▶ WHAT YOU HAVE TO DO:
Copy all of the material exactly. Pictures are not to appear in the copy.
** begin SUPPLIED MATERIAL **
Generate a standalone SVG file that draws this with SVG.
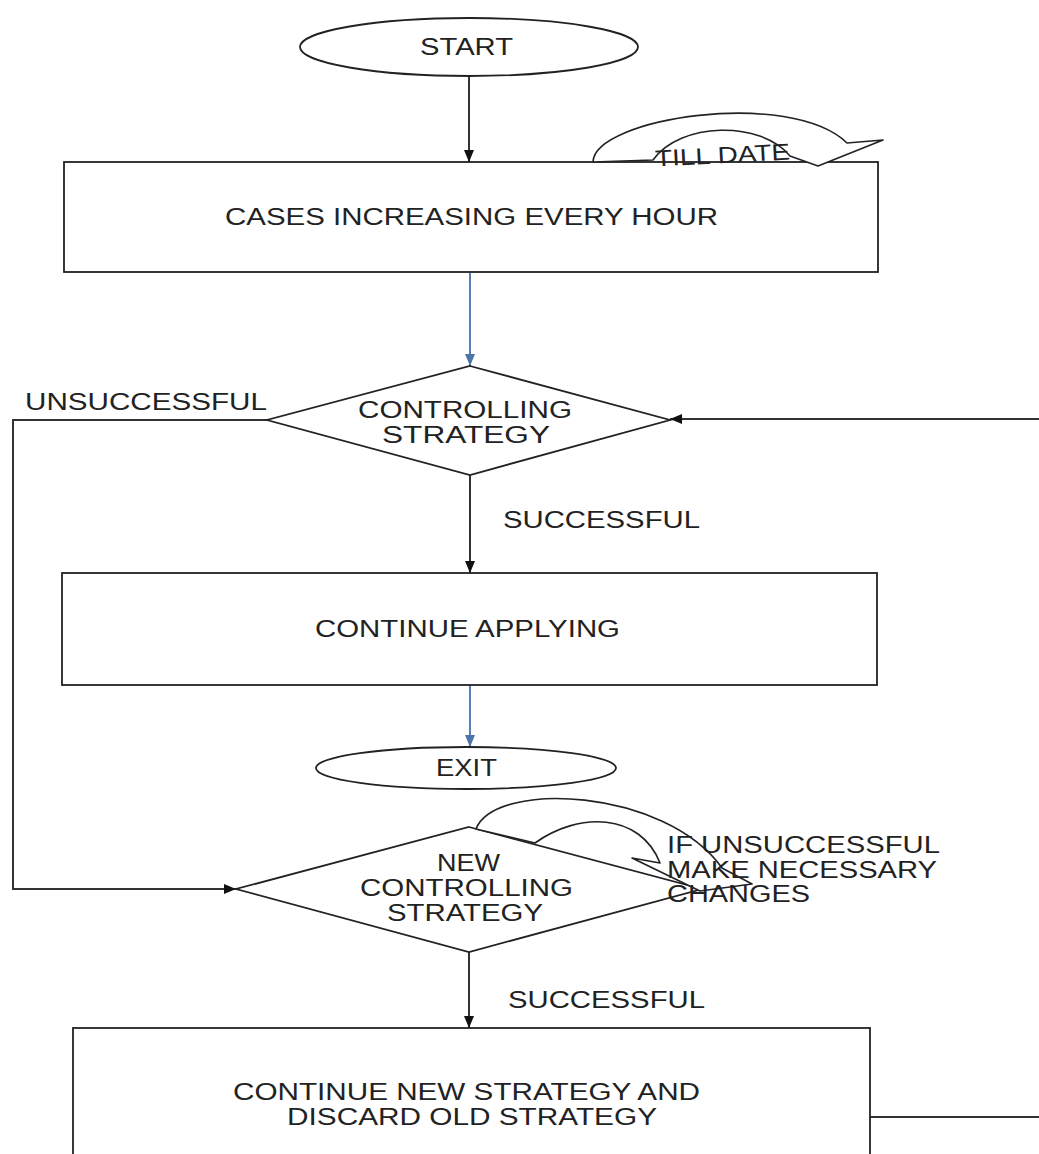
<svg xmlns="http://www.w3.org/2000/svg" width="1039" height="1154" viewBox="0 0 1039 1154">
<style>
.shape{fill:#fff;stroke:#222;stroke-width:1.8}
.conn{fill:none;stroke:#333;stroke-width:2}
.blue{fill:none;stroke:#5b7fb3;stroke-width:2}
.curv{fill:#fff;stroke:#222;stroke-width:1.6;stroke-linejoin:round}
text{font-family:"Liberation Sans",Arial,sans-serif;font-size:23px;fill:#222}
</style>
<defs>
<marker id="ah" viewBox="0 0 12 10" refX="12" refY="5" markerWidth="12" markerHeight="10" markerUnits="userSpaceOnUse" orient="auto">
<path d="M0,0 L12,5 L0,10 Z" fill="#111"/>
</marker>
<marker id="ahb" viewBox="0 0 12 10" refX="12" refY="5" markerWidth="12" markerHeight="10" markerUnits="userSpaceOnUse" orient="auto">
<path d="M0,0 L12,5 L0,10 Z" fill="#4f74aa"/>
</marker>
</defs>
<rect width="1039" height="1154" fill="#fff"/>

<g id="connectors">
<line class="conn" x1="469" y1="77" x2="469" y2="162" marker-end="url(#ah)"/>
<line class="blue" x1="470" y1="273" x2="470" y2="366" marker-end="url(#ahb)"/>
<line class="conn" x1="470" y1="475" x2="470" y2="573" marker-end="url(#ah)"/>
<line class="blue" x1="470" y1="685" x2="470" y2="747" marker-end="url(#ahb)"/>
<polyline class="conn" points="267,420 13,420 13,889 236,889" marker-end="url(#ah)"/>
<line class="conn" x1="1039" y1="419" x2="670" y2="419" marker-end="url(#ah)"/>
<line class="conn" x1="469" y1="952" x2="469" y2="1028" marker-end="url(#ah)"/>
<line class="conn" x1="870" y1="1117" x2="1039" y2="1117"/>
<text x="25" y="410" textLength="242" lengthAdjust="spacingAndGlyphs">UNSUCCESSFUL</text>
<text x="503" y="528" textLength="197" lengthAdjust="spacingAndGlyphs">SUCCESSFUL</text>
<text x="508" y="1008" textLength="197" lengthAdjust="spacingAndGlyphs">SUCCESSFUL</text>
</g>

<g id="start">
<ellipse class="shape" cx="469" cy="47" rx="169" ry="29"/>
<text x="420" y="55" textLength="93" lengthAdjust="spacingAndGlyphs">START</text>
</g>

<g id="cases">
<rect class="shape" x="64" y="162" width="814" height="110"/>
<text x="225" y="225" textLength="493" lengthAdjust="spacingAndGlyphs">CASES INCREASING EVERY HOUR</text>
</g>

<g id="till-date">
<path class="curv" d="M593,162 C594,118 790,88 847,143 L883,140 L818,166 L790,156 C760,120 680,122 653,160 Z"/>
<text x="655" y="163" textLength="135" lengthAdjust="spacingAndGlyphs" transform="rotate(-3 722 155)">TILL DATE</text>
</g>

<g id="controlling-strategy">
<polygon class="shape" points="470,366 670,420 470,475 267,420"/>
<text x="358" y="418" textLength="214" lengthAdjust="spacingAndGlyphs">CONTROLLING</text>
<text x="382" y="443" textLength="168" lengthAdjust="spacingAndGlyphs">STRATEGY</text>
</g>

<g id="continue-applying">
<rect class="shape" x="62" y="573" width="815" height="112"/>
<text x="315" y="637" textLength="305" lengthAdjust="spacingAndGlyphs">CONTINUE APPLYING</text>
</g>

<g id="exit">
<ellipse class="shape" cx="466" cy="768" rx="150" ry="21"/>
<text x="436" y="776" textLength="61" lengthAdjust="spacingAndGlyphs">EXIT</text>
</g>

<g id="new-controlling-strategy">
<polygon class="shape" points="469,827 702,889 469,952 236,889"/>
<path class="curv" d="M476,829 C495,780 665,788 722,868 L752,884 L700,891 L632,858 L660,863 C640,812 578,812 535,843 Z"/>
<text x="437" y="871" textLength="63" lengthAdjust="spacingAndGlyphs">NEW</text>
<text x="360" y="896" textLength="213" lengthAdjust="spacingAndGlyphs">CONTROLLING</text>
<text x="387" y="921" textLength="156" lengthAdjust="spacingAndGlyphs">STRATEGY</text>
<text x="667" y="853" textLength="273" lengthAdjust="spacingAndGlyphs">IF UNSUCCESSFUL</text>
<text x="667" y="878" textLength="270" lengthAdjust="spacingAndGlyphs">MAKE NECESSARY</text>
<text x="667" y="902" textLength="143" lengthAdjust="spacingAndGlyphs">CHANGES</text>
</g>

<g id="continue-new-strategy">
<rect class="shape" x="73" y="1028" width="797" height="140"/>
<text x="233" y="1100" textLength="467" lengthAdjust="spacingAndGlyphs">CONTINUE NEW STRATEGY AND</text>
<text x="287" y="1125" textLength="370" lengthAdjust="spacingAndGlyphs">DISCARD OLD STRATEGY</text>
</g>
</svg>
** end SUPPLIED MATERIAL **
▶ RESULT OF THIS TASK:
Generate a standalone SVG file that draws this with SVG.
<svg xmlns="http://www.w3.org/2000/svg" width="1039" height="1154" viewBox="0 0 1039 1154">
<style>
.shape{fill:#fff;stroke:#222;stroke-width:1.8}
.conn{fill:none;stroke:#333;stroke-width:2}
.blue{fill:none;stroke:#5b7fb3;stroke-width:2}
.curv{fill:#fff;stroke:#222;stroke-width:1.6;stroke-linejoin:round}
text{font-family:"Liberation Sans",Arial,sans-serif;font-size:23px;fill:#222}
</style>
<defs>
<marker id="ah" viewBox="0 0 12 10" refX="12" refY="5" markerWidth="12" markerHeight="10" markerUnits="userSpaceOnUse" orient="auto">
<path d="M0,0 L12,5 L0,10 Z" fill="#111"/>
</marker>
<marker id="ahb" viewBox="0 0 12 10" refX="12" refY="5" markerWidth="12" markerHeight="10" markerUnits="userSpaceOnUse" orient="auto">
<path d="M0,0 L12,5 L0,10 Z" fill="#4f74aa"/>
</marker>
</defs>
<rect width="1039" height="1154" fill="#fff"/>

<g id="connectors">
<line class="conn" x1="469" y1="77" x2="469" y2="162" marker-end="url(#ah)"/>
<line class="blue" x1="470" y1="273" x2="470" y2="366" marker-end="url(#ahb)"/>
<line class="conn" x1="470" y1="475" x2="470" y2="573" marker-end="url(#ah)"/>
<line class="blue" x1="470" y1="685" x2="470" y2="747" marker-end="url(#ahb)"/>
<polyline class="conn" points="267,420 13,420 13,889 236,889" marker-end="url(#ah)"/>
<line class="conn" x1="1039" y1="419" x2="670" y2="419" marker-end="url(#ah)"/>
<line class="conn" x1="469" y1="952" x2="469" y2="1028" marker-end="url(#ah)"/>
<line class="conn" x1="870" y1="1117" x2="1039" y2="1117"/>
<text x="25" y="410" textLength="242" lengthAdjust="spacingAndGlyphs">UNSUCCESSFUL</text>
<text x="503" y="528" textLength="197" lengthAdjust="spacingAndGlyphs">SUCCESSFUL</text>
<text x="508" y="1008" textLength="197" lengthAdjust="spacingAndGlyphs">SUCCESSFUL</text>
</g>

<g id="start">
<ellipse class="shape" cx="469" cy="47" rx="169" ry="29"/>
<text x="420" y="55" textLength="93" lengthAdjust="spacingAndGlyphs">START</text>
</g>

<g id="cases">
<rect class="shape" x="64" y="162" width="814" height="110"/>
<text x="225" y="225" textLength="493" lengthAdjust="spacingAndGlyphs">CASES INCREASING EVERY HOUR</text>
</g>

<g id="till-date">
<path class="curv" d="M593,162 C594,118 790,88 847,143 L883,140 L818,166 L790,156 C760,120 680,122 653,160 Z"/>
<text x="655" y="163" textLength="135" lengthAdjust="spacingAndGlyphs" transform="rotate(-3 722 155)">TILL DATE</text>
</g>

<g id="controlling-strategy">
<polygon class="shape" points="470,366 670,420 470,475 267,420"/>
<text x="358" y="418" textLength="214" lengthAdjust="spacingAndGlyphs">CONTROLLING</text>
<text x="382" y="443" textLength="168" lengthAdjust="spacingAndGlyphs">STRATEGY</text>
</g>

<g id="continue-applying">
<rect class="shape" x="62" y="573" width="815" height="112"/>
<text x="315" y="637" textLength="305" lengthAdjust="spacingAndGlyphs">CONTINUE APPLYING</text>
</g>

<g id="exit">
<ellipse class="shape" cx="466" cy="768" rx="150" ry="21"/>
<text x="436" y="776" textLength="61" lengthAdjust="spacingAndGlyphs">EXIT</text>
</g>

<g id="new-controlling-strategy">
<polygon class="shape" points="469,827 702,889 469,952 236,889"/>
<path class="curv" d="M476,829 C495,780 665,788 722,868 L752,884 L700,891 L632,858 L660,863 C640,812 578,812 535,843 Z"/>
<text x="437" y="871" textLength="63" lengthAdjust="spacingAndGlyphs">NEW</text>
<text x="360" y="896" textLength="213" lengthAdjust="spacingAndGlyphs">CONTROLLING</text>
<text x="387" y="921" textLength="156" lengthAdjust="spacingAndGlyphs">STRATEGY</text>
<text x="667" y="853" textLength="273" lengthAdjust="spacingAndGlyphs">IF UNSUCCESSFUL</text>
<text x="667" y="878" textLength="270" lengthAdjust="spacingAndGlyphs">MAKE NECESSARY</text>
<text x="667" y="902" textLength="143" lengthAdjust="spacingAndGlyphs">CHANGES</text>
</g>

<g id="continue-new-strategy">
<rect class="shape" x="73" y="1028" width="797" height="140"/>
<text x="233" y="1100" textLength="467" lengthAdjust="spacingAndGlyphs">CONTINUE NEW STRATEGY AND</text>
<text x="287" y="1125" textLength="370" lengthAdjust="spacingAndGlyphs">DISCARD OLD STRATEGY</text>
</g>
</svg>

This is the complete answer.